7. Pay Attention to Compensation

One of the biggest decisions you will make when bringing on employees is how you will pay them. Will they be actual employees or independent contractors? This is not something that you will need to determine on your own. A lot has to do with how they are treated. Even if you want to choose to pay them as independent contractors to avoid having to pay payroll taxes or cover them under Workers' Compensation, you could end up paying these fees and some additional fines and penalties if you misclassify your employees. The other component of paying attention to compensation is making sure your employees are compensated well according to the market. Take a look at what similar positions are being paid in the market around you and compensate accordingly if you want to keep your employees happy as well as ensure they stay with you for a while. You should take a look at this compensation at least every year to ensure you are in line with the minimum wage in your state.

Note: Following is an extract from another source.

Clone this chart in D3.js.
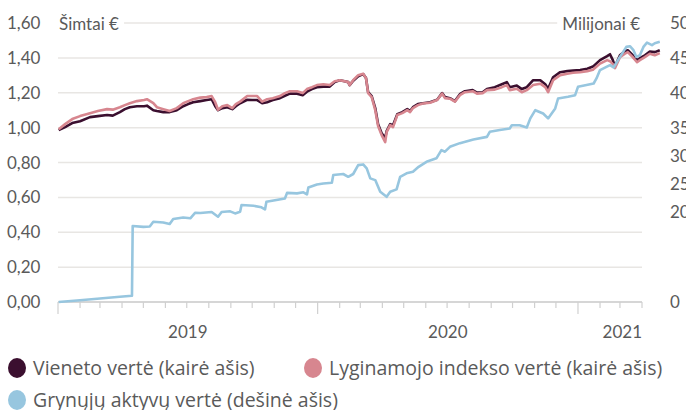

8. Keep Up with the Laws and Regulations

For HR, there are many different laws and regulations to be aware of, but these can also change at any time. To ensure you are on top of them, you need to keep up with federal, state, and local laws as well as reporting requirements. This can be a lot for anyone to keep up with, so you may consider getting cloud-based human capital management technology to help you with the legal components of HR.

9. Have a Great Attorney

Even with all of the right preparation and things in place, there is always a chance that you could get into a conflict. You need to have a great attorney on your side to help you with anything that may pop up or to advise you on specific situations. Try to find one that focuses on employment law as well as someone who is at a firm that covers various aspects of the law so that you always have someone to call just in case.

10. Get the Help You Need

As you can see, HR can be very complex and even if you have someone on staff who can handle the day-to-day aspects of it for your business, you may still want to get some outside help. Consider reaching out to payroll companies to help you streamline everything or even recruiting organizations to help you find top talent. Just know that you do not have to do everything on your own, so if there is an area where you are struggling or things that you simply cannot do in-house, consider finding someone who can help you through it all. Your focus should always be on your employees when it comes to HR, so let other vendors take care of the things that are not so fun but can help make everyone more happy when it comes to HR and their job as a whole.